## Recorded data
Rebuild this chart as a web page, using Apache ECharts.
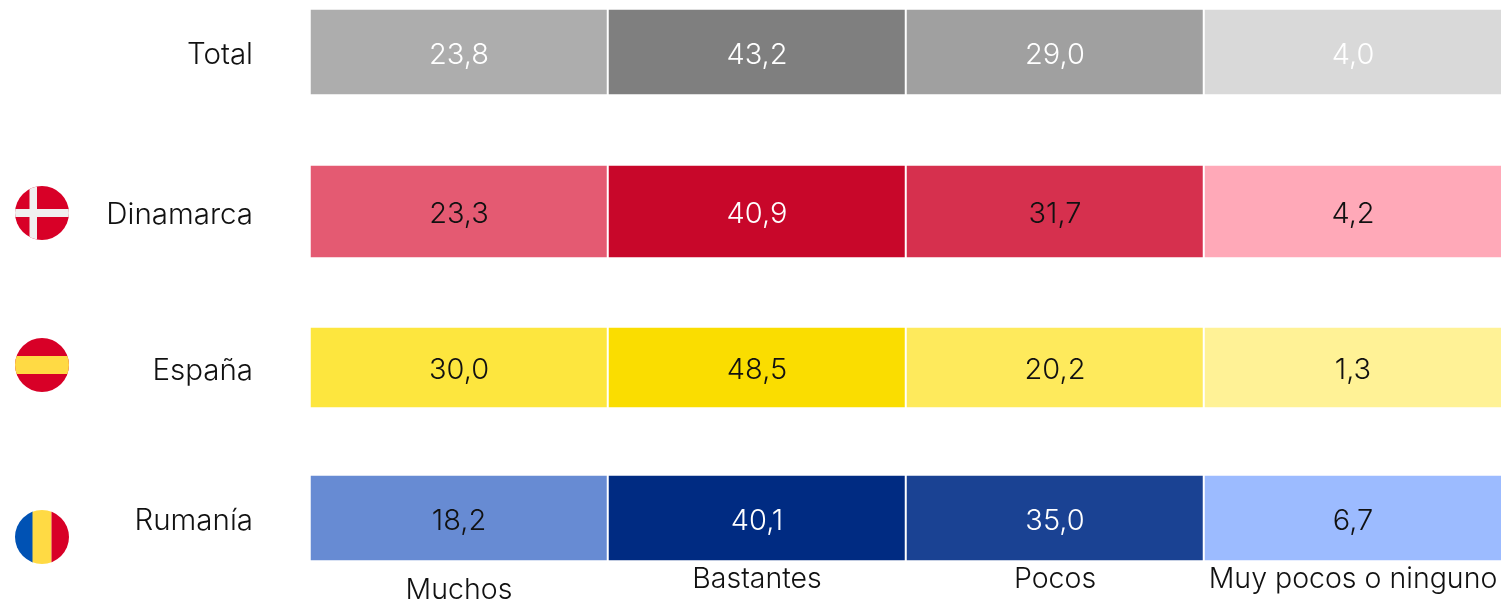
<!DOCTYPE html>
<html><head><meta charset="utf-8">
<style>html,body{margin:0;padding:0;background:#fff}#c{width:1501px;height:603px}</style>
<script src="https://cdn.jsdelivr.net/npm/echarts@6/dist/echarts.min.js"></script>
</head><body><div id="c"></div>
<script>
const categories = ['Muchos','Bastantes','Pocos','Muy pocos o ninguno'];
const countries = ['Total','Dinamarca','España','Rumanía'];
const total = [23.8,43.2,29.0,4.0];
const dinamarca = [23.3,40.9,31.7,4.2];
const espana = [30.0,48.5,20.2,1.3];
const rumania = [18.2,40.1,35.0,6.7];
const rows = [total,dinamarca,espana,rumania];

const rowColors = [
  ['#ADADAD','#7F7F7F','#A0A0A0','#D9D9D9'],
  ['#E45A72','#C8072A','#D6304E','#FFA9B8'],
  ['#FDE63E','#FADD00','#FEEA5C','#FFF296'],
  ['#678BD3','#002B82','#1A4293','#9CBBFF']
];
const labelColors = [
  ['#fff','#fff','#fff','#fff'],
  ['#111','#fff','#111','#111'],
  ['#111','#111','#111','#111'],
  ['#111','#fff','#fff','#111']
];
const rowBands = [[9,86],[165,93],[327,81],[475,86]];
const font = 'Inter';
const fw = 300;

function svgFlag(body){
  const s = '<svg xmlns="http://www.w3.org/2000/svg" width="54" height="54" viewBox="0 0 54 54"><defs><clipPath id="k"><circle cx="27" cy="27" r="27"/></clipPath></defs><g clip-path="url(#k)">'+body+'</g></svg>';
  return 'data:image/svg+xml;charset=utf-8,'+encodeURIComponent(s);
}
const flags = [
  {x:15,y:186,img:svgFlag('<rect width="54" height="54" fill="#D80027"/><rect x="14.5" width="7.5" height="54" fill="#F0F0F0"/><rect y="23" width="54" height="8" fill="#F0F0F0"/>')},
  {x:15,y:338,img:svgFlag('<rect width="54" height="54" fill="#D80027"/><rect y="18" width="54" height="18" fill="#FFDA44"/>')},
  {x:15,y:510,img:svgFlag('<rect width="18" height="54" fill="#0052B4"/><rect x="17.5" width="19" height="54" fill="#FFDA44"/><rect x="36.5" width="18" height="54" fill="#D80027"/>')}
];

const grids=[],xAxes=[],yAxes=[],series=[];
const labelStyle = s => ({color:'#111',fontFamily:font,fontSize:s,fontWeight:fw});
rows.forEach((vals,r)=>{
  grids.push({left:310,width:1192,top:rowBands[r][0],height:rowBands[r][1],outerBoundsMode:'none'});
  const last = r===rows.length-1;
  xAxes.push({type:'category',gridIndex:r,data:categories,show:last,
    axisLine:{show:false},axisTick:{show:false},splitLine:{show:false},
    axisLabel:Object.assign(labelStyle(28.5),{show:last,interval:0,margin:4,
      formatter:v=>v==='Muchos'?'{low|'+v+'}':v,
      rich:{low:Object.assign(labelStyle(28.5),{padding:[11,0,0,0]})}})});
  yAxes.push({type:'category',gridIndex:r,data:[countries[r]],
    axisLine:{show:false},axisTick:{show:false},splitLine:{show:false},
    axisLabel:Object.assign(labelStyle(29.5),{margin:57,
      formatter:v=>'{n|'+v+'}',
      rich:{n:Object.assign(labelStyle(29.5),{padding:[7,0,0,0]})}})});
  series.push({type:'heatmap',xAxisIndex:r,yAxisIndex:r,
    data:vals.map((v,c)=>({value:[c,0,v],itemStyle:{color:rowColors[r][c]},label:{color:labelColors[r][c]}})),
    itemStyle:{borderColor:'#fff',borderWidth:2},
    label:{show:true,fontFamily:font,fontSize:29,fontWeight:fw,offset:[0,3],formatter:p=>p.value[2].toFixed(1).replace('.',',')},
    emphasis:{disabled:true}});
});

const chart = echarts.init(document.getElementById('c'));
chart.setOption({animation:false,backgroundColor:'#fff',tooltip:{show:false},
  grid:grids,xAxis:xAxes,yAxis:yAxes,series,
  graphic:flags.map(f=>({type:'image',left:f.x,top:f.y,style:{image:f.img,width:54,height:54}}))});
</script></body></html>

## Given instruction
Exactly restate the lines from the beginning of the data through the line with "const rows = [total,dinamarca,espana,rumania];", and no others, keeping pictures out.

## Final answer
Rebuild this chart as a web page, using Apache ECharts.
<!DOCTYPE html>
<html><head><meta charset="utf-8">
<style>html,body{margin:0;padding:0;background:#fff}#c{width:1501px;height:603px}</style>
<script src="https://cdn.jsdelivr.net/npm/echarts@6/dist/echarts.min.js"></script>
</head><body><div id="c"></div>
<script>
const categories = ['Muchos','Bastantes','Pocos','Muy pocos o ninguno'];
const countries = ['Total','Dinamarca','España','Rumanía'];
const total = [23.8,43.2,29.0,4.0];
const dinamarca = [23.3,40.9,31.7,4.2];
const espana = [30.0,48.5,20.2,1.3];
const rumania = [18.2,40.1,35.0,6.7];
const rows = [total,dinamarca,espana,rumania];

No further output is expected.